As soon as Rajiv Gandhi reversed his position and announced that he would pass a law to undo the Supreme Court’s judgment — which was done some weeks later — there was the inevitable Hindu backlash amidst shouts of “Muslim appeasement” and “vote-bank politics”. For quite some time, Hindu extremists, represented by the Vishwa Hindu Parishad and other affiliates of the RSS, had been demanding the construction of a Ram mandir at Ayodhya in Uttar Pradesh, which many Indians believe to be the Ram janmabhoomi (Lord Rama’s birthplace). The problem was that they wanted the temple to be constructed at the precise spot where a mosque, reportedly built by the founder of the Mughal dynasty and therefore named Babri Masjid, stood. This potentially explosive issue had been the subject of litigation since the 19th century. In 1949, when some primitive images of Hindu gods and goddesses mysteriously appeared in one section of the unused mosque, a local court had locked its gates and prohibited prayers there by either Hindus or Muslims. Limited prayers by exactly three Hindu priests in the area where Hindu deities had appeared was, however, permitted. For this purpose only a small side gate could be used. Both communities had accepted this “compromise court order”, and it was being obeyed even after the eruption of Muslim anger over the Shah Bano case.

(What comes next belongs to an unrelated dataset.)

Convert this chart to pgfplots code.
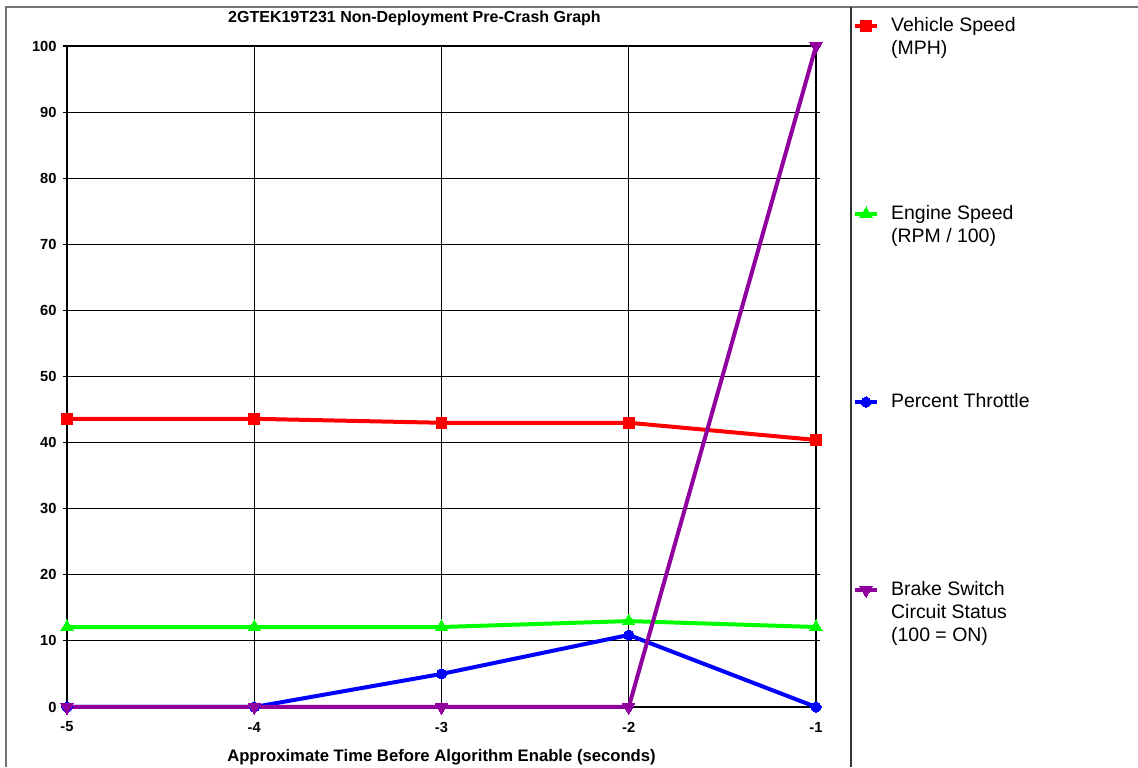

And then, on February 1, 1986, the district judge of Ayodhya ordered that the gates that had remained locked for 37 years should be opened to permit worship by all at the small Hindu shrine. It is inconceivable that the district judge could have acted swiftly on a petition by a local lawyer on his own. It is generally believed that the judge’s order really came from New Delhi, from the prime minister’s office, no less. The local administration also seemed aware of Delhi’s directive. For the locks were opened within an hour of the court’s verdict, and state-owned TV was in attendance to cover the rush of huge crowds in that little space, demanding that their god be freed from a “Muslim jail”. Rajiv Gandhi, it seems, had acted on the advice of his cohort and cousin, Arun Nehru, who believed that, with the Muslim extremists having been conciliated by the revocation of the Shah Bano judgment, the opening of the Ayodhya gates would satisfy chauvinists on the other side. What really happened was that the government had the worst of both worlds, thus infuriating both Hindus and Muslims.